When I get back, I'm celebrating my cousin's third birthday by buying him a custom made Plex cake (Plex is his favorite Yo Gabba Gabba! character) and then later in October I'm visiting a friend and her two kids in Texas, and I realized that I miss my weekly visits with them a lot in part because letting little kids climb all over me, raid my iPhone and laptop, and be utterly ridiculous makes me just a little less crazy. It reminds me that while kids can be super smart, they don't overthink every detail of their lives. They are utterly in the moment, in part because their sense of time is such that the moment is all there is. That's not something that comes naturally to me. I'm constantly making notes, reminders, to do lists. I have this overlying sense of guilt about the work I haven't yet done that often impedes the work I'm in the middle of doing.

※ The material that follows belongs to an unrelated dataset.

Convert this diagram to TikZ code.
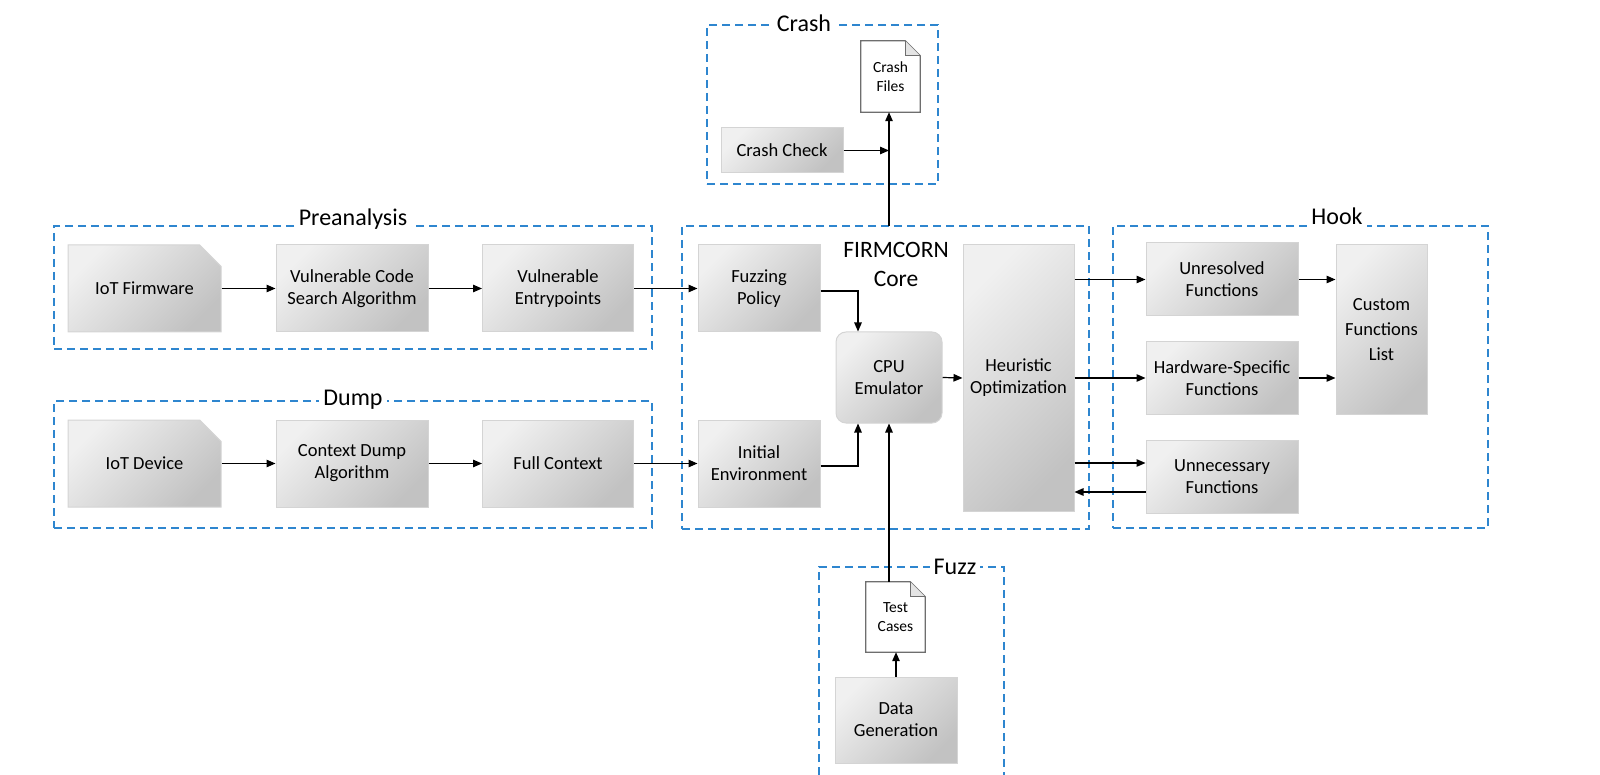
\documentclass[tikz,border=0pt]{standalone}
\usepackage{fontspec}
\setmainfont{Carlito}
\usetikzlibrary{arrows.meta,shapes.misc}
\definecolor{gtop}{HTML}{F0F0F0}
\definecolor{gbot}{HTML}{C2C2C2}
\definecolor{gborder}{HTML}{D4D4D4}
\definecolor{grpblue}{HTML}{2E86CF}
\definecolor{docgray}{HTML}{6E6E6E}
\definecolor{foldgray}{HTML}{E4E4E4}
\begin{document}
\begin{tikzpicture}[x=1pt,y=-1pt,
  gbox/.style={draw=gborder, line width=1pt, top color=gtop, bottom color=gbot, shading angle=45,
    align=center, inner sep=2pt, font=\fontsize{18.5}{22}\selectfont},
  snipbox/.style={gbox, chamfered rectangle, chamfered rectangle corners=north east,
    chamfered rectangle xsep=13pt, chamfered rectangle ysep=13pt},
  docnode/.style={align=center, inner sep=0pt, font=\fontsize{15.5}{19}\selectfont},
  docline/.style={draw=docgray, line width=1.3pt, line join=miter},
  group/.style={draw=grpblue, line width=1.3pt, dash pattern=on 8pt off 5pt, inner sep=0pt, outer sep=0pt},
  grplabel/.style={fill=white, inner sep=4pt, anchor=base, font=\fontsize{24}{28}\selectfont},
  arr/.style={draw=black, line width=1.2pt, -{Triangle[length=9pt,width=7.5pt]}},
  plain/.style={draw=black!80, line width=1.4pt}
]
\useasboundingbox (0,0) rectangle (1600,775);

% group boxes
\node[group, minimum width=231pt, minimum height=159pt] (gcrash) at (822.5,104.5) {};
\node[group, minimum width=598pt, minimum height=123pt] (gpre) at (353,287.5) {};
\node[group, minimum width=598pt, minimum height=127pt] (gdump) at (353,464.5) {};
\node[group, minimum width=407pt, minimum height=303pt] (gcore) at (885.5,377.5) {};
\node[group, minimum width=375pt, minimum height=302pt] (ghook) at (1300.5,377) {};
\coordinate (fz1) at (819,775);
\coordinate (fz2) at (819,567);
\coordinate (fz3) at (1004,567);
\coordinate (fz4) at (1004,775);
\draw[group] (fz1) -- (fz2) -- (fz3) -- (fz4);

% group labels
\node[grplabel] (lcrash) at (804,32) {Crash};
\node[grplabel] (lpre) at (353,226) {Preanalysis};
\node[grplabel] (ldump) at (353,405) {Dump};
\node[grplabel] (lhook) at (1337,225) {Hook};
\node[grplabel] (lfuzz) at (955,574) {Fuzz};
\node[align=center, font=\fontsize{23.5}{29}\selectfont] (lcore) at (896,264) {FIRMCORN\\Core};

% crash
\node[docnode, minimum width=59pt, minimum height=71pt] (cf) at (890.5,76.5) {};
\draw[docline, fill=white] (cf.south west) -- (cf.north west) -- ([xshift=-15pt]cf.north east)
  -- ([yshift=-15pt]cf.north east) -- (cf.south east) -- cycle;
\draw[docline, line width=1pt, fill=foldgray] ([xshift=-15pt]cf.north east) -- ([xshift=-15pt,yshift=-15pt]cf.north east) -- ([yshift=-15pt]cf.north east);
\node[docnode] (cftext) at (cf) {Crash\\Files};
\node[gbox, minimum width=122pt, minimum height=45pt] (cc) at (782,150.5) {Crash Check};

% preanalysis
\node[snipbox, minimum width=153pt, minimum height=87pt] (iotfw) at (144.5,288.5) {IoT Firmware};
\node[gbox, minimum width=152pt, minimum height=87pt] (vcs) at (352,288.5) {Vulnerable Code\\Search Algorithm};
\node[gbox, minimum width=151pt, minimum height=87pt] (vep) at (558,288.5) {Vulnerable\\Entrypoints};

% dump
\node[snipbox, minimum width=153pt, minimum height=87pt] (iotdev) at (144.5,463.5) {IoT Device};
\node[gbox, minimum width=152pt, minimum height=87pt] (cda) at (352,463.5) {Context Dump\\Algorithm};
\node[gbox, minimum width=151pt, minimum height=87pt] (fullctx) at (558,463.5) {Full Context};

% core
\node[gbox, minimum width=122pt, minimum height=87pt] (fuzzpol) at (759,288.5) {Fuzzing\\Policy};
\node[gbox, minimum width=122pt, minimum height=87pt] (initenv) at (759,463.5) {Initial\\Environment};
\node[gbox, rounded corners=10pt, minimum width=106pt, minimum height=91pt] (cpu) at (889,377.5) {CPU\\Emulator};
\node[gbox, minimum width=111pt, minimum height=266pt] (heur) at (1018.5,378) {Heuristic\\Optimization};

% hook
\node[gbox, minimum width=152pt, minimum height=73pt] (unres) at (1222,279.5) {Unresolved\\Functions};
\node[gbox, minimum width=152pt, minimum height=72pt] (hw) at (1222,378) {Hardware-Specific\\Functions};
\node[gbox, minimum width=152pt, minimum height=73pt] (unnec) at (1222,476.5) {Unnecessary\\Functions};
\node[gbox, minimum width=91pt, minimum height=169pt, font=\fontsize{18.5}{25}\selectfont] (custom) at (1381.5,329.5) {Custom\\Functions\\List};

% fuzz
\node[docnode, minimum width=59pt, minimum height=70pt] (tc) at (895.5,617) {};
\draw[docline, fill=white] (tc.south west) -- (tc.north west) -- ([xshift=-15pt]tc.north east)
  -- ([yshift=-15pt]tc.north east) -- (tc.south east) -- cycle;
\draw[docline, line width=1pt, fill=foldgray] ([xshift=-15pt]tc.north east) -- ([xshift=-15pt,yshift=-15pt]tc.north east) -- ([yshift=-15pt]tc.north east);
\node[docnode] (tctext) at (tc) {Test\\Cases};
\node[gbox, minimum width=122pt, minimum height=86pt] (datagen) at (896,720) {Data\\Generation};

% connectors
\draw[arr] (iotfw.east) -- (vcs.west);
\draw[arr] (vcs.east) -- (vep.west);
\draw[arr] (vep.east) -- (fuzzpol.west);
\draw[arr] (iotdev.east) -- (cda.west);
\draw[arr] (cda.east) -- (fullctx.west);
\draw[arr] (fullctx.east) -- (initenv.west);
\draw[arr] ([yshift=-2.5pt]fuzzpol.east) -| ([xshift=-31pt]cpu.north);
\draw[arr] ([yshift=-2.5pt]initenv.east) -| ([xshift=-31pt]cpu.south);
\draw[arr] (cpu.east) -- (heur.west);
\draw[arr] (heur.east |- unres.west) -- (unres.west);
\draw[arr] (heur.east |- hw.west) -- (hw.west);
\coordinate (unin) at ([yshift=13.5pt]unnec.west);
\coordinate (unout) at ([yshift=-15.5pt]unnec.west);
\draw[arr] (heur.east |- unin) -- (unin);
\draw[arr] (unout) -- (heur.east |- unout);
\draw[arr] (unres.east) -- (unres.east -| custom.west);
\draw[arr] (hw.east) -- (hw.east -| custom.west);
\draw[arr] (cpu.south |- tc.north) -- (cpu.south);
\draw[arr] (datagen.north) -- (datagen.north |- tc.south);
\draw[arr] (cpu.north |- gcore.north) -- (cpu.north |- cf.south);
\draw[arr] (cc.east) -- (cc.east -| cpu.north);
\end{tikzpicture}
\end{document}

My boyfriend is very good about not being the overthinking kind of crazy. I love that about him. I found out it was National Cheeseburger Day this morning and told him, and the first thing he said was, "I want a cheeseburger for dinner." So we went to Red Robin in the driving rain and ate jalapeño coins and elaborate burgers. He regularly makes me laugh so hard I feel like I have to pee, and usually it's over something totally ridiculous that I couldn't even try to explain it. I still need a lot of time on my own to explore and wander and think and be alone and figure things out. There have been times this year where all the craziness reached such a fever pitch I lost control a little. I wanted so badly to just be out of that headspace that I was willing to do some pretty out of character things. Now I'm trying to work on things like self-care and responsibility and communication and owning up to all my craziness and as it turns out, even the worst things, the rock bottom situations that looked so abysmal I never would've imagined I could dig my way out of them, can change. There are days when things still feel incredibly precarious, when all I want is to escape. And I'd be lying if I said flying 17 hours to a country utterly different than anywhere I've ever been isn't a form of escape; of course it is. But I also know there's a reason beyond Sanrio that I was drawn to going there. That's what I'm going to be exploring, and that's the kind of thing that even ten guidebooks wouldn't be able to tell me how to do. That's all on me.